Unfortunately, there are some dark clouds on the horizon with the Oracle America, Inc. v. Google, Inc. legal case about the nature of computer code and copyright law, and Oracle’s new Java licensing model.
Performance
The exterior of Go is far from flashy, but there is a fine-tuned engine underneath.
It makes little sense to discuss performance issues out of context. Running time and memory use is heavily influenced by factors such as algorithms, data structures, input, coding skill, operating systems, and hardware.
Still, language, runtime and standard libraries can have a large effect on performance. This discussion is limited to high-level issues and design decisions. See the Go FAQ for a more detailed look at the implementation and its performance.

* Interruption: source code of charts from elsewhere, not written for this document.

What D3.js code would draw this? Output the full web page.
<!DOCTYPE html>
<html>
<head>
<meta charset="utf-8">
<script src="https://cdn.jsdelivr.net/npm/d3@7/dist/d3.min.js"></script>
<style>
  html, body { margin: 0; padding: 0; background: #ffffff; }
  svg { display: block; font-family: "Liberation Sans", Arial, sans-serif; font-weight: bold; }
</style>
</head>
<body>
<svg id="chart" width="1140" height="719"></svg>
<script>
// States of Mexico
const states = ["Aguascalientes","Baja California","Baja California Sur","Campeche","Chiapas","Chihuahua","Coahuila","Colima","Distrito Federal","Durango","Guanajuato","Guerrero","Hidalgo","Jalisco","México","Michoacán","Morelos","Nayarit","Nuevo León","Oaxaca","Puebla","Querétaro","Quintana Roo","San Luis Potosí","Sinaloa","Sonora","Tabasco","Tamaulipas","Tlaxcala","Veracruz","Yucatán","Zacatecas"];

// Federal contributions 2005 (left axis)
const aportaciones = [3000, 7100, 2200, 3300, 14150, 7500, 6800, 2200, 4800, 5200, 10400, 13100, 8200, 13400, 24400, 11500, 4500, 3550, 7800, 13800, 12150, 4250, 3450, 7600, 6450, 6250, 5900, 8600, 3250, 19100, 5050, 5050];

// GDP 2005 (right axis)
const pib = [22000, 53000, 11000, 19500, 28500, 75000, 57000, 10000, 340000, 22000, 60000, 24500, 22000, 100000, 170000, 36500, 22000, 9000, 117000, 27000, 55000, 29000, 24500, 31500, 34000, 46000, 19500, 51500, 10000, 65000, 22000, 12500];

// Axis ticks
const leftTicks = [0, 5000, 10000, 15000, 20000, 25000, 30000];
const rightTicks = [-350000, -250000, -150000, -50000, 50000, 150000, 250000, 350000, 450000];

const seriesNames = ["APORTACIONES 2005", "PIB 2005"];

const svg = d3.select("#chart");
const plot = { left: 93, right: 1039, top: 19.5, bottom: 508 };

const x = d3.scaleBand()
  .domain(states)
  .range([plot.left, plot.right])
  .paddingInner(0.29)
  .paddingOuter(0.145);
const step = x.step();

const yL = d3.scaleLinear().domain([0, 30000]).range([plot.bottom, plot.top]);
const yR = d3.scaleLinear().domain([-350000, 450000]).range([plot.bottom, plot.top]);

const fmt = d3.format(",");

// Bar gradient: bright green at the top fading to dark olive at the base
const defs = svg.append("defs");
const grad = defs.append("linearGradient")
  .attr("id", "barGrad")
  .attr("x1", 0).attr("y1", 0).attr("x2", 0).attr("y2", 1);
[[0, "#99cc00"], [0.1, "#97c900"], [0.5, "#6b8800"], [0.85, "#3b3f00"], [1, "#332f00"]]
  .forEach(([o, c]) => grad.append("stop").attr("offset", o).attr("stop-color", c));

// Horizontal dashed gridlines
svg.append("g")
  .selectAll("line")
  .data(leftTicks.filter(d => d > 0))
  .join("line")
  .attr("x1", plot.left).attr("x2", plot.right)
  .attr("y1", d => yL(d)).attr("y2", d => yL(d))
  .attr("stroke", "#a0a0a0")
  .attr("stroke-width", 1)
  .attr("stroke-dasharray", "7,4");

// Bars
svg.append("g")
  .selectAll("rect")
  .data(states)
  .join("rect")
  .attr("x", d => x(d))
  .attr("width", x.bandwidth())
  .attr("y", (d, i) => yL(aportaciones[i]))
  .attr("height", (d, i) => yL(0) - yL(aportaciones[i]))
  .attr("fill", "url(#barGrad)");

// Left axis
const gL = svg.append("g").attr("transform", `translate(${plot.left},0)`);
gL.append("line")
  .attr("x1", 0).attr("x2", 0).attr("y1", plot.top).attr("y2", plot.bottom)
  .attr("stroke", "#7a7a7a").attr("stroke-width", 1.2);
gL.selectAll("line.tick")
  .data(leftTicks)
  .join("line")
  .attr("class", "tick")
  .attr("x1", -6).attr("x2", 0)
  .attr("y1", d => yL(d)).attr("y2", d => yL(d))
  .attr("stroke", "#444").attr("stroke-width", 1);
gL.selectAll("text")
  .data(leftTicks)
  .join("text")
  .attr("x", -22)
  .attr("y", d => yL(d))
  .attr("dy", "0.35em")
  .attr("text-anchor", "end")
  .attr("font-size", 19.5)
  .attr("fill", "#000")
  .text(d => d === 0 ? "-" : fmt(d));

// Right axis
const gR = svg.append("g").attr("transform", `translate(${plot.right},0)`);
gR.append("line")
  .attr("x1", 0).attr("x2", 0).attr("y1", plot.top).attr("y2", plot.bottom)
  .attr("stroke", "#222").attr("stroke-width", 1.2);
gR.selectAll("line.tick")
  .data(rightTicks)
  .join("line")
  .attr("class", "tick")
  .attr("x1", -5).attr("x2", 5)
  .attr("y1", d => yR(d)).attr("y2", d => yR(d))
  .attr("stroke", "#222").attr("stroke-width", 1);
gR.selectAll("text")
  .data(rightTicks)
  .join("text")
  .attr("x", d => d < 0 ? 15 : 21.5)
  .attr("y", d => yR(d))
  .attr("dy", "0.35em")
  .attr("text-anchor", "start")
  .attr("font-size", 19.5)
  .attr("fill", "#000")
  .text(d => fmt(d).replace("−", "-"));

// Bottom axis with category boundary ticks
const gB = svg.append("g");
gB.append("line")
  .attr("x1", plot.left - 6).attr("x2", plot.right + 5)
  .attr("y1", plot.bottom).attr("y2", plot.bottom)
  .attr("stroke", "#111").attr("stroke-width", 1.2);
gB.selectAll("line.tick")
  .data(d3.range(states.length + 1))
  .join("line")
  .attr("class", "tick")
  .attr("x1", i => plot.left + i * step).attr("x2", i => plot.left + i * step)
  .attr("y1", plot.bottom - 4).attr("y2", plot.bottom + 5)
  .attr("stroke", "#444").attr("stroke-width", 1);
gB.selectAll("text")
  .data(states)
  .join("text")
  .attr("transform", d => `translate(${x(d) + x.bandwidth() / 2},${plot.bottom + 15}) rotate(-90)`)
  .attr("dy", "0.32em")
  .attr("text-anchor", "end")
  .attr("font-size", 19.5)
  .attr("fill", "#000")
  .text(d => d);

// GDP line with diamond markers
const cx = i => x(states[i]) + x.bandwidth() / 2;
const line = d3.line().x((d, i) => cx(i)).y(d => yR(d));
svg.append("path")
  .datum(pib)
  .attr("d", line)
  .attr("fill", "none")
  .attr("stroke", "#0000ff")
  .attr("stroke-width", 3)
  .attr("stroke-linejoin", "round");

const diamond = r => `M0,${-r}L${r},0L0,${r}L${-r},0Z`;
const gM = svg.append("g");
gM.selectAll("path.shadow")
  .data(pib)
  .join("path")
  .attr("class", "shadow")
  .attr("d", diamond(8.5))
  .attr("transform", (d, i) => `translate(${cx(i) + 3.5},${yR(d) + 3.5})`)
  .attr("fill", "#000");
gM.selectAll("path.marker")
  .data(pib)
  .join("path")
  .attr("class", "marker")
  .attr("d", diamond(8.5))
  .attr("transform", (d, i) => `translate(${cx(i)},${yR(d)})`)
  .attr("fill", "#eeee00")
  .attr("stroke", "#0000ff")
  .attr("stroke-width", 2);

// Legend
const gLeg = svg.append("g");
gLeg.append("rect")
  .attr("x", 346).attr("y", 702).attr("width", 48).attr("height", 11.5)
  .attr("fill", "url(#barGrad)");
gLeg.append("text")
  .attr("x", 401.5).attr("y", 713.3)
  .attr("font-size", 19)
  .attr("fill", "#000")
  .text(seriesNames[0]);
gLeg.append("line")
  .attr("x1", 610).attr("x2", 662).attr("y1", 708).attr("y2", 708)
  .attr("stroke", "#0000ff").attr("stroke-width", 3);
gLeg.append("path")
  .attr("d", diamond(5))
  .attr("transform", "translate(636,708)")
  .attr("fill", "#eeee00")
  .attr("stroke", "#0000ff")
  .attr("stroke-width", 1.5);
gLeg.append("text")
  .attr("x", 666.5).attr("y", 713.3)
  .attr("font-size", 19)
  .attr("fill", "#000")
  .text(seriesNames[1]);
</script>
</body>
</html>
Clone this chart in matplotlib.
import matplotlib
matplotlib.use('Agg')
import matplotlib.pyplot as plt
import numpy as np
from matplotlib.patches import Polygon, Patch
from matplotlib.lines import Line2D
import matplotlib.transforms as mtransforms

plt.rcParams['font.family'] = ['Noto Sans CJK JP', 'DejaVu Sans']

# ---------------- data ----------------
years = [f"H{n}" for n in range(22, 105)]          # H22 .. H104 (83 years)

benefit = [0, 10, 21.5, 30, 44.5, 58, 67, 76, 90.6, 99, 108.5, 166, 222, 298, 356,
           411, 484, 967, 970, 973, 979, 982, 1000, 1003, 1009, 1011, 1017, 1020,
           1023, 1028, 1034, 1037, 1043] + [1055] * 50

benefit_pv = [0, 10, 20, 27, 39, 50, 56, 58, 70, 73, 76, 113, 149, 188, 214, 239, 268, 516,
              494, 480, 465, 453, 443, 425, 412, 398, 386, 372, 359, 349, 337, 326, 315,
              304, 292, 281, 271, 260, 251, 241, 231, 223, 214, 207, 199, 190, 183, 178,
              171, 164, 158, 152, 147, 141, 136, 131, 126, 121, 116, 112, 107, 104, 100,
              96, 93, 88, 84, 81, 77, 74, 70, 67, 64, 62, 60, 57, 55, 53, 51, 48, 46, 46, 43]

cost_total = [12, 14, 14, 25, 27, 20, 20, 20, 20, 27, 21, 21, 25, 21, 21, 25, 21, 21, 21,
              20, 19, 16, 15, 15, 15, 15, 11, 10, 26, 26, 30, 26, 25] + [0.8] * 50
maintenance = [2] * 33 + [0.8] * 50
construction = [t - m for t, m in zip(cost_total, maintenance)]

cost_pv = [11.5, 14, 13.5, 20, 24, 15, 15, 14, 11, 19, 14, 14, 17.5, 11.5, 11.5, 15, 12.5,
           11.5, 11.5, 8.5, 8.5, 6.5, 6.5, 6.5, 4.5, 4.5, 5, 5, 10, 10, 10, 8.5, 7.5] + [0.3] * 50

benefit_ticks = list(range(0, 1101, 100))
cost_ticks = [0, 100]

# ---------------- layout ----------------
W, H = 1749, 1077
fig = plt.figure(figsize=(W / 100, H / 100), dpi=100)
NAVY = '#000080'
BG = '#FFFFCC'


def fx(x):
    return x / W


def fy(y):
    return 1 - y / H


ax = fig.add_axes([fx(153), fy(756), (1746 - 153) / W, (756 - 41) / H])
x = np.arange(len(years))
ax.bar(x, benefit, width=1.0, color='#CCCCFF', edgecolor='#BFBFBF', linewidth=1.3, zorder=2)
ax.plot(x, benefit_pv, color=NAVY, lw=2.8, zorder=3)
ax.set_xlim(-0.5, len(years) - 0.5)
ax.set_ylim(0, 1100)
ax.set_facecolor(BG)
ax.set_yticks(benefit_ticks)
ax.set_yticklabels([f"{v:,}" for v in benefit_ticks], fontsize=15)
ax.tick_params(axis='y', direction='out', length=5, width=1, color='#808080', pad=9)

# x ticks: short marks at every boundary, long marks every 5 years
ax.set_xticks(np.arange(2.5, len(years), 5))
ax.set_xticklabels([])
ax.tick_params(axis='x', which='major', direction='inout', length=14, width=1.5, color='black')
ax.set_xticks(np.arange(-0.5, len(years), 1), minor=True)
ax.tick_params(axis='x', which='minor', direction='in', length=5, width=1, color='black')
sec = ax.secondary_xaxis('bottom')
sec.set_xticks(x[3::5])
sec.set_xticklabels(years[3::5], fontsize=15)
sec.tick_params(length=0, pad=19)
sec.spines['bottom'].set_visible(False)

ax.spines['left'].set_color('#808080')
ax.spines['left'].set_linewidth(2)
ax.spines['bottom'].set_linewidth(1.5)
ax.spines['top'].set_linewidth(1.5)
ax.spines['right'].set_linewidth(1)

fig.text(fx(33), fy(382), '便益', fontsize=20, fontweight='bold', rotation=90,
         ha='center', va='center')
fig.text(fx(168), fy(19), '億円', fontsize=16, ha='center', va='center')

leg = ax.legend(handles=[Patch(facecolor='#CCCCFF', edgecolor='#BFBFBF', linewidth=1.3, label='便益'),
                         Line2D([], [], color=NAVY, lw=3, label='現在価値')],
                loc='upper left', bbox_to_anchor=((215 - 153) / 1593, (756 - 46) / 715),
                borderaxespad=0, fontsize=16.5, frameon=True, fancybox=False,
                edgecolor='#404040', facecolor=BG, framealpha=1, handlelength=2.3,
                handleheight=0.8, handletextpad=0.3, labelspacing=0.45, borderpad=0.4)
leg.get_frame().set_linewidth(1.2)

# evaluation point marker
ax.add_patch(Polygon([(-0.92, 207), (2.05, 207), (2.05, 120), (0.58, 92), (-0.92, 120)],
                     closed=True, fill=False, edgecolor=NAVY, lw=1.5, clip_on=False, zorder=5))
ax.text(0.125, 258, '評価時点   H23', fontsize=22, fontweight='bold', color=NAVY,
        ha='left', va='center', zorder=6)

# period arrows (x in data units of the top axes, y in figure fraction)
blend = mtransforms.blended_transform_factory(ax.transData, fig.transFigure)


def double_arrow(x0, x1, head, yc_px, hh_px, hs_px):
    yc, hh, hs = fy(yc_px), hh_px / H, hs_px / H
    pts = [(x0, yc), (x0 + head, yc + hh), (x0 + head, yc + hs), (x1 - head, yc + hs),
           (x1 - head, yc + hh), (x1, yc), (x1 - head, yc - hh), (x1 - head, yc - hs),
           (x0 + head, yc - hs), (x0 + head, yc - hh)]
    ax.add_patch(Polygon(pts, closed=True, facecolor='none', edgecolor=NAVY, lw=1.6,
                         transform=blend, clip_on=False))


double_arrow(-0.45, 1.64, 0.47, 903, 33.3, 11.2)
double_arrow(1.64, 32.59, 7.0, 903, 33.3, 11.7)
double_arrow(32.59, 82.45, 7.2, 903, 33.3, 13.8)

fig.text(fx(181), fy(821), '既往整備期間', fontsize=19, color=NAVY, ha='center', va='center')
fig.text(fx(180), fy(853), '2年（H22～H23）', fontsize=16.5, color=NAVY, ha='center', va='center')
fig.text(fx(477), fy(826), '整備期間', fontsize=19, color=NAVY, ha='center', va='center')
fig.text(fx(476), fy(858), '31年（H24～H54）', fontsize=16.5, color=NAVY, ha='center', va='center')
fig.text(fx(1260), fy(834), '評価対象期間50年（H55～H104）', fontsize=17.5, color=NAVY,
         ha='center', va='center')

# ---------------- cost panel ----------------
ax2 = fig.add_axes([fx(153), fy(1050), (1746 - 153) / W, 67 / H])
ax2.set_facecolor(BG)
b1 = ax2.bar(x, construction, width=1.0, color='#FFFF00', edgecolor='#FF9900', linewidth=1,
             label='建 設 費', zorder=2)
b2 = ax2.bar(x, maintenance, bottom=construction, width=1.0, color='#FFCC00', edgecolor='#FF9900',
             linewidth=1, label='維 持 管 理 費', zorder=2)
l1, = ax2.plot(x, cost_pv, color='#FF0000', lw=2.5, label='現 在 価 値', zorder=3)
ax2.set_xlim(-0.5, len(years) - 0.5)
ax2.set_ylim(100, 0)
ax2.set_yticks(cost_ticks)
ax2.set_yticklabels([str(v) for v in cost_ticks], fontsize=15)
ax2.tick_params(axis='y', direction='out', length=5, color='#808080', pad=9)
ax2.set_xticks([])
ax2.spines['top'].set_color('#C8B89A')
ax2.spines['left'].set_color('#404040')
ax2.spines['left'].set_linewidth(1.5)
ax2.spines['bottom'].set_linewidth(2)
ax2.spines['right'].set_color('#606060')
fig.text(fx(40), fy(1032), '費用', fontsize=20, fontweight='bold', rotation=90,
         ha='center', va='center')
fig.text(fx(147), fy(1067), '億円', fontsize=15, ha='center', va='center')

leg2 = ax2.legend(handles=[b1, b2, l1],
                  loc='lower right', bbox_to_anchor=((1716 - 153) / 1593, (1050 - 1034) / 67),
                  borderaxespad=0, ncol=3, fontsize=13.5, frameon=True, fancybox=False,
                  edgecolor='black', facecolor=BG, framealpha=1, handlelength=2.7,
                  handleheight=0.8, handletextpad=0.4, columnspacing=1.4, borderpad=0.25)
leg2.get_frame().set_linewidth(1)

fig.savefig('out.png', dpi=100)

First, Go is a compiled language. An executable Go program typically consists of a single standalone binary, with no separate dynamic libraries or virtual machines, which can be directly deployed.
Size and speed of generated code will vary depending on target architecture. Go code generation is fairly mature and the major OSes (Linux, macOS, Windows) and architectures (Intel x86/x86-64, ARM64, WebAssembly, ARM), as well as many others, are supported. You can expect performance to be on a similar level to that of C++ or Java. Compared to interpreted Python code, the improvement can be huge.
Go is garbage collected, protecting against memory leaks. The collection has very low latency. In fact, you may never notice that the GC thread is there.
The standard libraries are typically of high quality, with optimized code using efficient algorithms. As an example, regular expressions are very efficient in Go with running time linear in the size of the input. Unfortunately, this is not true for Java and Python.
Build speeds, in absolute terms, are currently fairly good. More importantly, Go is designed to make compilation and dependency analysis easy, making it possible to create programming tools that scales well with growing projects.